You’ll be joining our experienced infrastructure team, based in Dublin and will get to work on a wide variety of projects including resource provisioning, application deployment, monitoring, scaling, and automation. Our ideal candidate will be also responsible for researching best practices, and new automation techniques to improve stability and reliability of infrastructure and applications
What will I be doing?
System Administration & Site Reliability
- Using common orchestration tools to manage and improve infrastructure (e.g. Terraform, Ansible, Puppet, etc.)
- Participate in the operations on-call rotation, triaging and addressing production issues as they arise.
- Contribute to internal tools that help us improve our operations processes, manage our infrastructure, and scale our systems.
- Whiteboard a fix to a scaling problem -- and then make it happen.
- Install new / rebuild existing servers and configure hardware, peripherals, services, settings, directories, storage, etc. in accordance with standards and project/operational requirements.
Operations and Support
- Perform daily system monitoring, verifying the integrity and availability of all hardware, server resources, systems and key processes, reviewing system and application logs, and verifying completion of scheduled jobs such as backups.
- Perform regular security monitoring to identify intrusion patterns.
- Perform daily backup operations, including restorative testing.
- Resource utilisation monitoring and solution recommendation.
- Manage user provisioning and automated provisioning systems.
- Provide escalation engineering support to other teams.
- Repair and recover from hardware or software failures. Coordinate and communicate with impacted constituencies.
- Assist in applying OS patches and upgrades on a regular basis, and upgrade administrative tools and utilities. Configure / add new services as necessary.
- Contribute to system configuration and asset management applications.
What skills do I need?
- Bachelor (4-year) degree, with a technical major, such as engineering or computer science.
- At least three years production system administration/SRE experience.
- At least two years serving a large-scale SaaS web application solution with AWS, or similar cloud provider.

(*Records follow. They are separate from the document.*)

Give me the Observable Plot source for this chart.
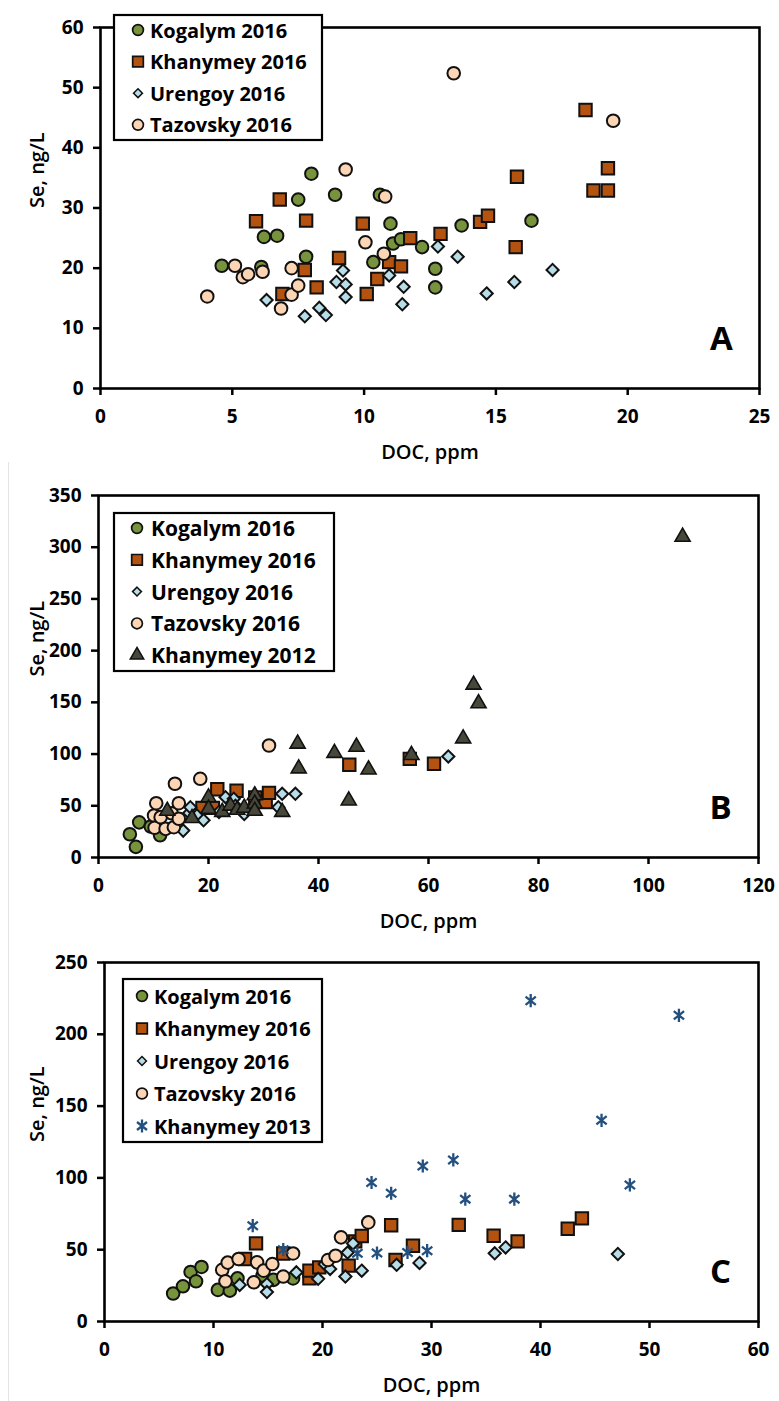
<!DOCTYPE html>
<html><head><meta charset="utf-8">
<script src="https://cdn.jsdelivr.net/npm/d3@7"></script>
<script src="https://cdn.jsdelivr.net/npm/@observablehq/plot@0.6"></script>
<style>
body{margin:0;background:#fff;width:779px;height:1401px;position:relative;overflow:hidden;font-family:"Open Sans",sans-serif}
.panel{position:absolute;left:0}
.legend{position:absolute;overflow:visible}
.edge{position:absolute;background:#e4e4e4}
</style></head><body>
<div class="edge" style="left:8px;top:462px;width:1px;height:939px"></div>
<div id="pA" class="panel" style="top:0px"></div>
<div id="pB" class="panel" style="top:465px"></div>
<div id="pC" class="panel" style="top:932px"></div>
<script>
// ---------- DATA (DOC ppm, Se ng/L) ----------
const seriesNames = ["Kogalym 2016","Khanymey 2016","Urengoy 2016","Tazovsky 2016","Khanymey 2012","Khanymey 2013"];

const A_kogalym = [[4.6,20.4],[6.1,20.2],[6.2,25.2],[6.7,25.4],[7.5,31.4],[7.8,21.9],[8.0,35.7],[8.9,32.2],[10.35,21.0],[10.6,32.2],[11.0,27.4],[11.1,24.1],[11.4,24.8],[12.2,23.5],[12.7,19.9],[12.7,16.8],[13.7,27.1],[16.35,27.9]];
const A_khanymey = [[5.9,27.8],[6.8,31.4],[6.9,15.7],[7.75,19.7],[7.8,27.9],[8.2,16.8],[9.05,21.7],[9.95,27.4],[10.1,15.7],[10.5,18.2],[10.95,21.0],[11.4,20.3],[11.75,25.0],[12.9,25.7],[14.4,27.7],[14.7,28.7],[15.75,23.5],[15.8,35.2],[18.4,46.3],[18.7,32.9],[19.25,32.9],[19.25,36.6]];
const A_urengoy = [[6.3,14.7],[7.75,12.0],[8.3,13.4],[8.55,12.2],[8.95,17.7],[9.2,19.6],[9.3,17.3],[9.3,15.2],[10.95,18.8],[11.5,16.9],[11.45,14.0],[12.8,23.6],[13.55,21.9],[14.65,15.8],[15.7,17.7],[17.15,19.7]];
const A_tazovsky = [[4.05,15.3],[5.1,20.4],[5.4,18.5],[5.6,19.0],[6.15,19.4],[6.85,13.3],[7.25,20.0],[7.25,15.6],[7.5,17.1],[9.3,36.4],[10.05,24.3],[10.75,22.4],[10.8,31.9],[13.4,52.4],[19.45,44.5]];

const B_kogalym = [[5.7,22.5],[6.8,10.3],[7.4,34],[9.5,30],[11.2,21.5]];
const B_khanymey = [[18.9,48],[20.8,48],[21.6,66],[25.1,64.5],[28.5,58],[30.4,53.5],[31,62.5],[45.6,89.6],[56.6,95.4],[61,90.6]];
const B_urengoy = [[15.4,26],[16.5,43],[16.7,48.6],[17.9,40.6],[19.1,36],[21.9,44],[23.1,58.3],[24.6,56.8],[24.9,50],[26.5,42],[32.7,48.6],[33.4,61.6],[35.8,61.6],[63.6,97.7]];
const B_tazovsky = [[10.1,40.6],[10.2,28.7],[10.5,52.5],[11.3,39],[12.2,27.7],[13.3,42.8],[13.7,29.3],[13.9,71.3],[14.6,52.5],[14.6,37.4],[18.5,76.1],[31,108.3]];
const B_khanymey2012 = [[12.5,45],[17,38],[20,58],[20,47],[22.5,44],[24,50],[25.2,46],[26.5,48],[28.4,60],[28.4,52],[28.4,45],[33.4,44],[36.2,110],[36.4,86],[42.9,101],[45.5,55],[46.9,107],[49.1,85],[56.9,99],[66.3,115],[68.2,167],[69.1,149],[106.2,310]];

const C_kogalym = [[6.3,19.5],[7.2,24.5],[7.9,34.5],[8.4,28],[8.9,38],[10.4,22],[11.5,21.5],[12.2,30],[14.5,32],[15.5,29],[17.3,30]];
const C_khanymey = [[12.9,43.5],[13.9,54.4],[16.4,47.4],[18.8,30],[18.8,35.4],[19.7,37.7],[22.4,38.9],[23.0,55.8],[23.6,59.5],[26.3,67],[26.7,42.8],[28.3,52.8],[32.5,67.3],[35.7,59.7],[37.9,55.8],[42.5,64.6],[43.8,71.8]];
const C_urengoy = [[12.4,25.5],[14.9,26],[14.9,20.5],[17.6,34.2],[19.6,29.7],[20.2,40],[20.7,36.6],[22.1,31.3],[22.3,48],[22.8,54.4],[23.6,35.4],[26.8,39.5],[28.9,40.8],[35.8,47.5],[36.8,51.6],[47.1,47]];
const C_tazovsky = [[10.8,36],[11.1,28],[11.3,41],[12.3,43.5],[13.7,27.3],[14.0,41.2],[14.6,35.4],[15.4,40],[16.4,31.3],[17.3,47.4],[20.5,42.8],[21.2,45.8],[21.7,58.6],[24.2,69]];
const C_khanymey2013 = [[13.6,66.7],[16.4,50],[23.2,47.5],[24.5,96.8],[25,47.7],[26.3,89.3],[27.8,48.1],[29.2,108.3],[29.6,49.3],[32,112.5],[33.1,85.2],[37.6,85.2],[39.1,223.4],[45.6,140.1],[48.2,95.1],[52.7,213.2]];

const A_xTicks = [0,5,10,15,20,25];
const A_yTicks = [0,10,20,30,40,50,60];
const B_xTicks = [0,20,40,60,80,100,120];
const B_yTicks = [0,50,100,150,200,250,300,350];
const C_xTicks = [0,10,20,30,40,50,60];
const C_yTicks = [0,50,100,150,200,250];

const xTitle = "DOC, ppm";
const yTitle = "Se, ng/L";

// Excel-style star marker: vertical bar plus an X
const starSymbol = {
  draw(context, size){
    const r = Math.sqrt(size/Math.PI), a = r*0.78;
    context.moveTo(0,-r); context.lineTo(0,r);
    context.moveTo(-a,-a*0.8); context.lineTo(a,a*0.8);
    context.moveTo(-a,a*0.8); context.lineTo(a,-a*0.8);
  }
};

// ---------- STYLES ----------
const STY = {
  "Kogalym 2016":  {symbol:"circle",   fill:"#77933C", stroke:"#111", sw:2,   r:6.3, lr:5.4, lsw:1.7},
  "Khanymey 2016": {symbol:"square",   fill:"#B4520F", stroke:"#111", sw:2,   r:7.0, lr:6.0, lsw:1.7},
  "Urengoy 2016":  {symbol:"diamond2", fill:"#B7DEE8", stroke:"#111", sw:2,   r:5.5, lr:4.0, lsw:1.5},
  "Tazovsky 2016": {symbol:"circle",   fill:"#FCD5B5", stroke:"#111", sw:2,   r:6.3, lr:5.4, lsw:1.7},
  "Khanymey 2012": {symbol:"triangle", fill:"#48483A", stroke:"#111", sw:1.6, r:5.6, lr:5.0, lsw:1.5},
  "Khanymey 2013": {symbol:"star",     fill:"none",    stroke:"#24507F", sw:2.3, r:6.6, lr:6.4, lsw:2.3}
};
const d3sym = {circle:d3.symbolCircle, square:d3.symbolSquare, diamond2:d3.symbolDiamond2, triangle:d3.symbolTriangle, star:starSymbol};
const plotSym = s => s === "star" ? starSymbol : s;

function panel(cfg){
  const {el,height,mt,mb,ml,mr,xDomain,xTicks,yDomain,yTicks,series,letter} = cfg;
  const marks = [
    Plot.axisX({ticks:xTicks, tickSize:7, tickPadding:14, strokeWidth:2.5, label:null, tickFormat:d=>String(d)}),
    Plot.axisY({ticks:yTicks, tickSize:7, tickPadding:10, strokeWidth:2.5, label:null, tickFormat:d=>String(d)}),
  ];
  series.forEach(([name,data])=>{
    const s = STY[name];
    marks.push(Plot.dot(data,{x:d=>d[0], y:d=>d[1], symbol:plotSym(s.symbol), r:s.r, fill:s.fill, stroke:s.stroke, strokeWidth:s.sw}));
  });
  marks.push(Plot.frame({stroke:"#000", strokeWidth:2.6}));
  marks.push(Plot.text([letter],{text:d=>d, frameAnchor:"bottom-right", dx:-38, dy:-49, fontSize:33, fontWeight:700, textAnchor:"middle", lineAnchor:"middle", fill:"#000"}));
  marks.push(Plot.text([xTitle],{text:d=>d, frameAnchor:"bottom", dy:64, fontSize:20, fontWeight:600, lineAnchor:"middle", fill:"#000"}));
  marks.push(Plot.text([yTitle],{text:d=>d, frameAnchor:"left", dx:37-ml, rotate:-90, fontSize:20, fontWeight:600, lineAnchor:"middle", fill:"#000"}));
  const chart = Plot.plot({
    width:779, height, marginTop:mt, marginBottom:mb, marginLeft:ml, marginRight:mr,
    x:{domain:xDomain}, y:{domain:yDomain},
    style:{fontFamily:"'Open Sans', sans-serif", fontSize:"19px", fontWeight:700, color:"#000", background:"transparent", overflow:"visible"},
    marks
  });
  document.getElementById(el).appendChild(chart);
}

function legend(cfg){
  const {left,top,w,h,names,y0,dy,mx,tx,fs} = cfg;
  const svg = d3.select("body").append("svg").attr("class","legend")
    .style("left",left+"px").style("top",top+"px").attr("width",w).attr("height",h);
  svg.append("rect").attr("x",1).attr("y",1).attr("width",w-2).attr("height",h-2)
    .attr("fill","#fff").attr("stroke","#000").attr("stroke-width",2.2);
  names.forEach((n,i)=>{
    const s = STY[n], cy = y0+i*dy;
    svg.append("path").attr("transform",`translate(${mx},${cy})`)
      .attr("d", d3.symbol().type(d3sym[s.symbol]).size(Math.PI*s.lr*s.lr)())
      .attr("fill",s.fill).attr("stroke",s.stroke).attr("stroke-width",s.lsw);
    svg.append("text").attr("x",tx).attr("y",cy).attr("dominant-baseline","central")
      .attr("font-family","'Open Sans', sans-serif").attr("font-weight",700).attr("font-size",fs)
      .attr("fill","#000").text(n);
  });
}

panel({el:"pA", height:465, mt:27, mb:77, ml:100, mr:20, xDomain:[0,25], xTicks:A_xTicks, yDomain:[0,60], yTicks:A_yTicks, letter:"A",
  series:[["Kogalym 2016",A_kogalym],["Khanymey 2016",A_khanymey],["Urengoy 2016",A_urengoy],["Tazovsky 2016",A_tazovsky]]});
panel({el:"pB", height:467, mt:30, mb:75, ml:98, mr:21, xDomain:[0,120], xTicks:B_xTicks, yDomain:[0,350], yTicks:B_yTicks, letter:"B",
  series:[["Kogalym 2016",B_kogalym],["Khanymey 2016",B_khanymey],["Urengoy 2016",B_urengoy],["Tazovsky 2016",B_tazovsky],["Khanymey 2012",B_khanymey2012]]});
panel({el:"pC", height:469, mt:30, mb:80, ml:104, mr:21, xDomain:[0,60], xTicks:C_xTicks, yDomain:[0,250], yTicks:C_yTicks, letter:"C",
  series:[["Kogalym 2016",C_kogalym],["Khanymey 2016",C_khanymey],["Urengoy 2016",C_urengoy],["Tazovsky 2016",C_tazovsky],["Khanymey 2013",C_khanymey2013]]});

legend({left:113, top:14, w:210, h:127, names:seriesNames.slice(0,4), y0:16, dy:31.6, mx:25, tx:37, fs:20});
legend({left:113, top:512, w:222, h:160, names:seriesNames.slice(0,5), y0:16, dy:31.8, mx:24, tx:38, fs:21});
legend({left:122, top:978, w:201, h:165, names:[...seriesNames.slice(0,4), seriesNames[5]], y0:18, dy:32.5, mx:20, tx:32, fs:20});
</script>
</body></html>
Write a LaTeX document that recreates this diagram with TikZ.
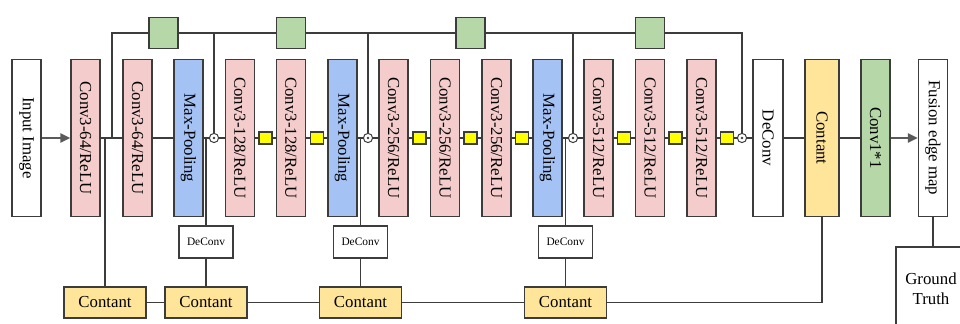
\documentclass[tikz,border=0pt]{standalone}
\usepackage{fontspec}
\setmainfont{Liberation Serif}
\usetikzlibrary{arrows.meta}

\definecolor{convpink}{RGB}{244,204,204}
\definecolor{poolblue}{RGB}{164,194,244}
\definecolor{catyellow}{RGB}{255,229,153}
\definecolor{convgreen}{RGB}{182,215,168}
\definecolor{bnyellow}{RGB}{255,255,0}
\definecolor{linegray}{RGB}{60,60,60}
\definecolor{arrowgray}{RGB}{90,90,90}

\tikzset{
  layer/.style={draw=linegray, line width=0.7pt, rotate=-90, minimum width=78.5pt,
    minimum height=14.5pt, inner sep=0pt, font=\fontsize{8.4}{10}\selectfont},
  plain/.style={layer, fill=white},
  conv/.style={layer, fill=convpink},
  pool/.style={layer, fill=poolblue},
  bn/.style={draw=linegray, line width=0.7pt, fill=bnyellow, minimum width=6.5pt,
    minimum height=6pt, inner sep=0pt},
  skip/.style={draw=linegray, line width=0.7pt, fill=convgreen, minimum width=14.5pt,
    minimum height=15.5pt, inner sep=0pt},
  upbox/.style={draw=linegray, line width=0.7pt, fill=white, minimum width=27pt,
    minimum height=16pt, inner sep=0pt, font=\fontsize{5.7}{7}\selectfont},
  catbox/.style={draw=linegray, line width=0.7pt, fill=catyellow, minimum width=41pt,
    minimum height=15.5pt, inner sep=0pt, font=\fontsize{8.4}{10}\selectfont},
  sumnode/.style={circle, draw=linegray, fill=white, line width=0.5pt, minimum size=4.6pt,
    inner sep=0pt, path picture={\fill[linegray] (path picture bounding box.center) circle (0.65pt);}},
  wire/.style={draw=linegray, line width=0.7pt},
  flow/.style={draw=arrowgray, line width=1.2pt, -{Triangle[length=5pt, width=4.5pt]}}
}

\begin{document}
\begin{tikzpicture}[x=0.5pt, y=-0.5pt]
  \clip (0,0) rectangle (960,324);

  \node[plain] (inp) at (26.5,138) {Input Image};
  \node[conv] (c1) at (85.5,138) {Conv3-64/ReLU};
  \node[conv] (c2) at (137.5,138) {Conv3-64/ReLU};
  \node[pool] (p1) at (188.5,138) {Max-Pooling};
  \node[sumnode] (o1) at (214,138) {};
  \node[conv] (c3) at (240,138) {Conv3-128/ReLU};
  \node[bn] (y1) at (265.5,138) {};
  \node[conv] (c4) at (291,138) {Conv3-128/ReLU};
  \node[bn] (y2) at (317,138) {};
  \node[pool] (p2) at (342.5,138) {Max-Pooling};
  \node[sumnode] (o2) at (368,138) {};
  \node[conv] (c5) at (393.5,138) {Conv3-256/ReLU};
  \node[bn] (y3) at (419.5,138) {};
  \node[conv] (c6) at (445,138) {Conv3-256/ReLU};
  \node[bn] (y4) at (470.5,138) {};
  \node[conv] (c7) at (496.5,138) {Conv3-256/ReLU};
  \node[bn] (y5) at (522,138) {};
  \node[pool] (p3) at (547.5,138) {Max-Pooling};
  \node[sumnode] (o3) at (573,138) {};
  \node[conv] (c8) at (598.5,138) {Conv3-512/ReLU};
  \node[bn] (y6) at (624,138) {};
  \node[conv] (c9) at (650,138) {Conv3-512/ReLU};
  \node[bn] (y7) at (675.5,138) {};
  \node[conv] (c10) at (701.5,138) {Conv3-512/ReLU};
  \node[bn] (y8) at (727,138) {};
  \node[sumnode] (o4) at (742,138) {};
  \node[plain, minimum height=15pt] (dc) at (768,138) {DeConv};
  \node[layer, fill=catyellow, minimum height=17pt] (ct) at (822,138) {Contant};
  \node[layer, fill=convgreen] (cv) at (875.5,138) {Conv1*1};
  \node[plain] (out) at (933,138) {Fusion edge map};
  \node[draw=linegray, line width=0.7pt, fill=white, minimum width=35pt, minimum height=42pt,
    inner sep=0pt, align=center, font=\fontsize{8.4}{10}\selectfont] (gt) at (931,289) {Ground\\Truth};

  % skip branch on top
  \node[skip] (g1) at (163.5,33) {};
  \node[skip] (g2) at (291,33) {};
  \node[skip] (g3) at (470.5,33) {};
  \node[skip] (g4) at (650,33) {};

  \node[upbox] (d1) at (206,242) {DeConv};
  \node[upbox] (d2) at (360.5,242) {DeConv};
  \node[upbox] (d3) at (565.5,242) {DeConv};

  \node[catbox] (b1) at (105,302.5) {Contant};
  \node[catbox] (b2) at (206,302.5) {Contant};
  \node[catbox] (b3) at (360.5,302.5) {Contant};
  \node[catbox] (b4) at (565.5,302.5) {Contant};

  \draw[flow] (inp) -- (c1);
  \draw[wire] (c1) -- (c2);
  \draw[wire] (c2) -- (p1);
  \draw[wire] (p1) -- (o1);
  \draw[wire] (o1) -- (c3);
  \draw[wire] (c3) -- (y1);
  \draw[wire] (y1) -- (c4);
  \draw[wire] (c4) -- (y2);
  \draw[wire] (y2) -- (p2);
  \draw[wire] (p2) -- (o2);
  \draw[wire] (o2) -- (c5);
  \draw[wire] (c5) -- (y3);
  \draw[wire] (y3) -- (c6);
  \draw[wire] (c6) -- (y4);
  \draw[wire] (y4) -- (c7);
  \draw[wire] (c7) -- (y5);
  \draw[wire] (y5) -- (p3);
  \draw[wire] (p3) -- (o3);
  \draw[wire] (o3) -- (c8);
  \draw[wire] (c8) -- (y6);
  \draw[wire] (y6) -- (c9);
  \draw[wire] (c9) -- (y7);
  \draw[wire] (y7) -- (c10);
  \draw[wire] (c10) -- (y8);
  \draw[wire] (y8) -- (o4);
  \draw[wire] (o4) -- (dc);
  \draw[wire] (dc) -- (ct);
  \draw[wire] (ct) -- (cv);
  \draw[flow] (cv) -- (out);
  \draw[wire] (out) -- (out |- gt.north);

  \coordinate (t0) at (112,138);
  \draw[wire] (t0) |- (g1);
  \draw[wire] (g1) -- (g2);
  \draw[wire] (g2) -- (g3);
  \draw[wire] (g3) -- (g4);
  \draw[wire] (g4) -| (o4);
  \draw[wire] (o1 |- g1) -- (o1);
  \draw[wire] (o2 |- g1) -- (o2);
  \draw[wire] (o3 |- g1) -- (o3);

  \draw[wire] (b1 |- c1) -- (b1);
  \draw[wire] (d1 |- p1) -- (d1);
  \draw[wire] (d1) -- (b2);
  \draw[wire] (d2 |- p2) -- (d2);
  \draw[wire] (d2) -- (b3);
  \draw[wire] (d3 |- p3) -- (d3);
  \draw[wire] (d3) -- (b4);
  \draw[wire] (b1) -- (b2);
  \draw[wire] (b2) -- (b3);
  \draw[wire] (b3) -- (b4);
  \draw[wire] (b4) -| (ct);
\end{tikzpicture}
\end{document}
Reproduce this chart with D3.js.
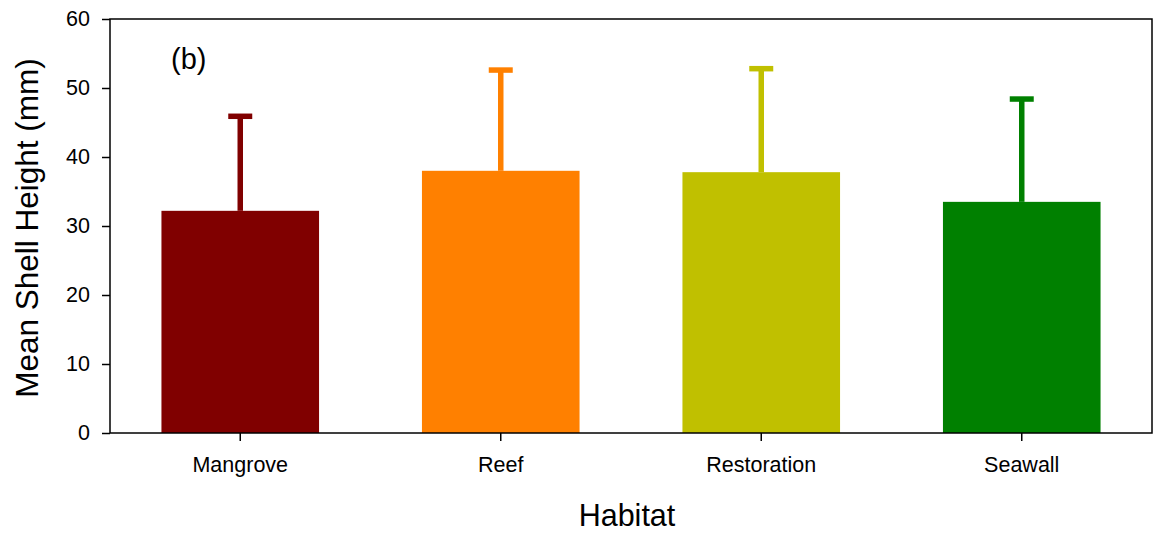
<!DOCTYPE html>
<html>
<head>
<meta charset="utf-8">
<script src="https://cdn.jsdelivr.net/npm/d3@7"></script>
<style>
  html, body { margin: 0; padding: 0; background: #fff; }
  svg { display: block; font-family: "Liberation Sans", Arial, sans-serif; }
</style>
</head>
<body>
<svg id="chart" width="1155" height="536"></svg>
<script>
// Mean shell height by habitat, with upper error bars (mean + SD)
const habitats = ["Mangrove", "Reef", "Restoration", "Seawall"];
const means = [32.2, 38.0, 37.8, 33.5];
const upperErr = [45.9, 52.6, 52.8, 48.4];
const barColors = ["#800000", "#FF8000", "#C0C000", "#008000"];
const yTicks = [0, 10, 20, 30, 40, 50, 60];

const svg = d3.select("#chart");
const plotLeft = 110, plotRight = 1152, plotTop = 19, plotBottom = 433;

const x = d3.scaleBand().domain(habitats).range([plotLeft, plotRight]).padding(0);
const y = d3.scaleLinear().domain([0, 60]).range([plotBottom, plotTop]);
const barW = x.bandwidth() * 0.605;
const capW = 24;

// Bars
svg.append("g").selectAll("rect")
  .data(habitats)
  .join("rect")
  .attr("x", (d) => x(d) + x.bandwidth() / 2 - barW / 2)
  .attr("y", (d, i) => y(means[i]))
  .attr("width", barW)
  .attr("height", (d, i) => y(0) - y(means[i]))
  .attr("fill", (d, i) => barColors[i]);

// Error bars (upper only)
const eb = svg.append("g");
habitats.forEach((h, i) => {
  const cx = x(h) + x.bandwidth() / 2;
  eb.append("line")
    .attr("x1", cx).attr("x2", cx)
    .attr("y1", y(means[i])).attr("y2", y(upperErr[i]))
    .attr("stroke", barColors[i]).attr("stroke-width", 5.5);
  eb.append("line")
    .attr("x1", cx - capW / 2).attr("x2", cx + capW / 2)
    .attr("y1", y(upperErr[i])).attr("y2", y(upperErr[i]))
    .attr("stroke", barColors[i]).attr("stroke-width", 5.5);
});

// Frame
svg.append("rect")
  .attr("x", plotLeft).attr("y", plotTop)
  .attr("width", plotRight - plotLeft).attr("height", plotBottom - plotTop)
  .attr("fill", "none").attr("stroke", "#000").attr("stroke-width", 1.5);

// Y axis
const yAxis = svg.append("g")
  .attr("transform", `translate(${plotLeft},0)`)
  .call(d3.axisLeft(y).tickValues(yTicks).tickSize(8).tickPadding(12));
yAxis.select(".domain").remove();
yAxis.selectAll(".tick line").attr("stroke", "#000").attr("stroke-width", 1.5);
yAxis.selectAll(".tick text")
  .attr("font-size", "21.5px").attr("fill", "#000")
  .attr("font-family", "'Liberation Sans', Arial, sans-serif");

// X axis
const xAxis = svg.append("g")
  .attr("transform", `translate(0,${plotBottom})`)
  .call(d3.axisBottom(x).tickSize(8).tickPadding(16));
xAxis.select(".domain").remove();
xAxis.selectAll(".tick line").attr("stroke", "#000").attr("stroke-width", 1.5);
xAxis.selectAll(".tick text")
  .attr("font-size", "21.5px").attr("fill", "#000")
  .attr("font-family", "'Liberation Sans', Arial, sans-serif");

// Axis titles
svg.append("text")
  .attr("transform", `translate(38,${(plotTop + plotBottom) / 2 + 2}) rotate(-90)`)
  .attr("text-anchor", "middle")
  .attr("font-size", "31.5px")
  .text("Mean Shell Height (mm)");

svg.append("text")
  .attr("x", 627)
  .attr("y", 526)
  .attr("text-anchor", "middle")
  .attr("font-size", "30.5px")
  .text("Habitat");

// Panel label
svg.append("text")
  .attr("x", 171)
  .attr("y", 68.5)
  .attr("font-size", "29px")
  .text("(b)");
</script>
</body>
</html>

- You are able to analyze and optimize performance in high-traffic internet applications.
- Thorough understanding of common Internet protocols (e.g. HTTP, DNS, SMTP).
- Familiarity with APIs used for monitoring, management, user provisioning, and SSO.
- Ability to solve complex, high-impact problems.
- Ability to digest and discuss issues/solutions with team members that may not be familiar with such terminology/technologies
- Excellent communication skills, team player.
Don’t worry if you don’t tick every box in order to apply, we’re always happy to review applications and take all experience into consideration. We do our utmost to provide feedback where we can!
Not required but considered a big plus
- Experience maintaining uptime of a production Ruby/Rails app.
- Use of CI/CD tools
- Scripting language experience / DevOp responsibilities such as Perl, Python etc. or similar languages
- Certification in AWS, any PaaS, and/or related technologies.
Why work with us?
- Work in a fun and supportive environment with regular team events.
- Excellent career progression - take LearnUpon where you think it can go.
- Structured learning environment.
- Competitive salary and company ESOP.
- Employer contributed pension.
- Private health insurance.
- 22 days annual leave.
What is the Hiring Process?
Applicants for the position can expect the following hiring process:
- Qualified applicants will be invited to schedule a 30 minute call.
- Successful candidates will then be invited to a practical interview.
- Finally, candidates will have a short interview with our Head of Security and Infrastructure.
- Successful candidates will be contacted with an offer to join our team.